Special case of variance decomposion formula

331 Views Asked by At

The end of the preamble of the wikipedia page for the law of total variance provides the following formula for the variance of $X$ where $A_1,A_2,\ldots,A_n$ is the partition of the outcome space (i.e., events $A_1,A_2,\ldots,A_n$ are mutually exclusive and exhastive):

$$\tag{1}\operatorname{Var}(X)=\sum_{i=1}^n\operatorname{Var}(X|A_i)\operatorname{P}(A_i)-2\sum_{i=1}^n\sum_{j=1}^{i-1}\operatorname{E}(X|A_i)\operatorname{P}(A_i)\operatorname{E}(X|A_j)\operatorname{P}(A_j)$$

This is given without proof. I don't quite see how it follows from the variance decomposition formula copied from the same article with variables $X$ and $Y$ respectively renamed to $A$ and $X$ to make them correspond to equation (1):

$$\operatorname{Var}(X)=\operatorname{E}_A(\operatorname{Var}(X|A))+\operatorname{Var}_A(\operatorname{E}(X|A))\tag{2}$$

I think that $\operatorname{E}_A(\operatorname{Var}(X|A))=\sum_{i=1}^n\operatorname{Var}(X|A_i)\operatorname{P}(A_i)$, matching the first of two terms on the RHS of (1) and (2), but, while in (1) the second term might be negative (e.g., when $\operatorname{E}(X|A_i)>0$ for all $i=1,2,\ldots,n$), the second term in (2) is necessarily positive (since variance cannot be negative). Thus, I am confused.

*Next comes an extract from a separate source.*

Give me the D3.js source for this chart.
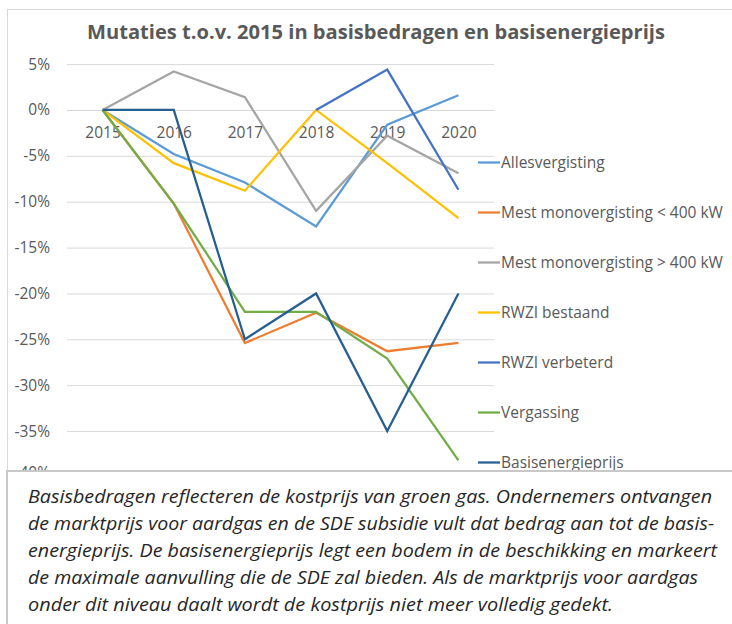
<!DOCTYPE html>
<html>
<head>
<meta charset="utf-8">
<script src="https://cdn.jsdelivr.net/npm/d3@7"></script>
<style>
  html, body { margin: 0; padding: 0; background: #ffffff; }
  svg { display: block; }
</style>
</head>
<body>
<svg id="chart" width="732" height="624"></svg>
<script>
const years = ["2015", "2016", "2017", "2018", "2019", "2020"];
const yTicks = [5, 0, -5, -10, -15, -20, -25, -30, -35, -40];

const allesvergisting   = [0, -4.8, -7.9, -12.7, -1.6, 1.6];
const mestKlein         = [0, -10.2, -25.4, -22.1, -26.3, -25.4];
const mestGroot         = [0, 4.2, 1.4, -11.0, -2.8, -6.9];
const rwziBestaand      = [0, -5.8, -8.8, 0, -5.8, -11.8];
const rwziVerbeterd     = [null, null, null, 0, 4.4, -8.7];
const vergassing        = [0, -10.2, -22.0, -22.0, -27.1, -38.2];
const basisenergieprijs = [0, 0, -25.0, -20.0, -35.0, -20.0];

const seriesNames = [
  "Allesvergisting",
  "Mest monovergisting < 400 kW",
  "Mest monovergisting > 400 kW",
  "RWZI bestaand",
  "RWZI verbeterd",
  "Vergassing",
  "Basisenergieprijs"
];
const seriesValues = [allesvergisting, mestKlein, mestGroot, rwziBestaand, rwziVerbeterd, vergassing, basisenergieprijs];
const seriesColors = ["#5B9BD5", "#ED7D31", "#A5A5A5", "#FFC000", "#4472C4", "#70AD47", "#255E91"];

const titleText = "Mutaties t.o.v. 2015 in basisbedragen en basisenergieprijs";
const noteLines = [
  "Basisbedragen reflecteren de kostprijs van groen gas. Ondernemers ontvangen",
  "de marktprijs voor aardgas en de SDE subsidie vult dat bedrag aan tot de basis-",
  "energieprijs. De basisenergieprijs legt een bodem in de beschikking en markeert",
  "de maximale aanvulling die de SDE zal bieden. Als de marktprijs voor aardgas",
  "onder dit niveau daalt wordt de kostprijs niet meer volledig gedekt."
];
const noteWidths = [684, 686, 689, 670, 585];

const svg = d3.select("#chart");
const textColor = "#595959";

// chart outer border
svg.append("rect")
  .attr("x", 7.5).attr("y", 9.5)
  .attr("width", 740).attr("height", 700)
  .attr("fill", "#fff").attr("stroke", "#d9d9d9").attr("stroke-width", 1);

// title
svg.append("text")
  .attr("x", 87).attr("y", 39)
  .attr("textLength", 578).attr("lengthAdjust", "spacingAndGlyphs")
  .attr("font-family", "'Open Sans', sans-serif")
  .attr("font-weight", "bold")
  .attr("font-size", 19)
  .attr("fill", textColor)
  .text(titleText);

const x = d3.scalePoint().domain(years).range([67, 494]).padding(0.5);
const y = d3.scaleLinear().domain([-40, 5]).range([476.9, 64.1]);

// gridlines
const yAxis = d3.axisLeft(y).tickValues(yTicks).tickSize(-(494 - 67)).tickFormat(d => d + "%");
const gy = svg.append("g").attr("transform", "translate(67,0)").call(yAxis);
gy.select(".domain").remove();
gy.selectAll(".tick line").attr("stroke", "#d9d9d9").attr("stroke-width", 1);
gy.selectAll(".tick text")
  .attr("x", -17)
  .attr("font-family", "'Open Sans', sans-serif")
  .attr("font-size", 15.5)
  .attr("fill", textColor);
// lowest label sits mostly behind the note box, as in the original
gy.selectAll(".tick").filter(d => d === -40).select("text").attr("dy", "0.05em");

// category axis at zero
const xAxis = d3.axisBottom(x).tickSize(0).tickPadding(17);
const gx = svg.append("g").attr("transform", `translate(0,${y(0)})`).call(xAxis);
gx.select(".domain").attr("stroke", "#d9d9d9");
gx.selectAll(".tick text")
  .attr("font-family", "'Open Sans', sans-serif")
  .attr("font-size", 15.5)
  .attr("fill", textColor);

// lines
const line = d3.line()
  .defined(d => d.v !== null)
  .x(d => x(d.year))
  .y(d => y(d.v));

seriesValues.forEach((vals, i) => {
  svg.append("path")
    .datum(vals.map((v, j) => ({ year: years[j], v })))
    .attr("fill", "none")
    .attr("stroke", seriesColors[i])
    .attr("stroke-width", 2.25)
    .attr("stroke-linejoin", "miter")
    .attr("d", line);
});

// legend
const legend = svg.append("g");
seriesNames.forEach((name, i) => {
  const ly = 162.5 + i * 50;
  legend.append("line")
    .attr("x1", 478).attr("x2", 500)
    .attr("y1", ly).attr("y2", ly)
    .attr("stroke", seriesColors[i]).attr("stroke-width", 2.25);
  legend.append("text")
    .attr("x", 501).attr("y", ly)
    .attr("dy", "0.36em")
    .attr("font-family", "'Open Sans', sans-serif")
    .attr("font-size", 15.5)
    .attr("fill", textColor)
    .text(name);
});

// note box
svg.append("rect")
  .attr("x", 7).attr("y", 471)
  .attr("width", 740).attr("height", 200)
  .attr("fill", "#fff").attr("stroke", "#c8c8c8").attr("stroke-width", 2);

noteLines.forEach((t, i) => {
  svg.append("text")
    .attr("x", 28).attr("y", 503 + i * 27)
    .attr("textLength", noteWidths[i]).attr("lengthAdjust", "spacingAndGlyphs")
    .attr("font-family", "'Open Sans', sans-serif")
    .attr("font-style", "italic")
    .attr("font-size", 18.5)
    .attr("fill", "#262626")
    .text(t);
});
</script>
</body>
</html>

Perhaps I am missing something. Could anyone clarify and/or provide a reference with derivation of (1)?

1

There are 1 best solutions below

6
On BEST ANSWER

Let the sample space be denoted as $\Omega$. $$ \begin{eqnarray} \mathbb{V}\left(X\right){}={}\mathbb{V}\left(X{\bf{1}}_{\Omega}\right)&{}={}&\mathbb{V}\left(X\sum\limits_{i}{\bf{1}}_{A_i}\right){}={}\mathbb{V}\left(\sum\limits_{i}X{\bf{1}}_{A_i}\right)\newline &&\newline &{}={}&\sum\limits_{i}\mathbb{V}\left(X{\bf{1}}_{A_i}\right){}+{}2\sum\limits_{i<j}\mathbb{C}ov\left(X{\bf{1}}_{A_i},X{\bf{1}}_{A_j}\right)\newline &&\newline &{}={}&\sum\limits_{i}\mathbb{V}\left(X{\bf{1}}_{A_i}\right){}-{}2\sum\limits_{i<j}\mathbb{E}\left[X{\bf{1}}_{A_i}\right]\mathbb{E}\left[X{\bf{1}}_{A_j}\right]\newline &&\newline &{}={}&\sum\limits_{i}\mathbb{V}\left(X\vert A_i\right)P(A_i){}-{}2\sum\limits_{i<j}\mathbb{E}\left[X\vert A_i\right]P(A_i)\mathbb{E}\left[X\vert A_j\right]P(A_j)\,. \end{eqnarray} $$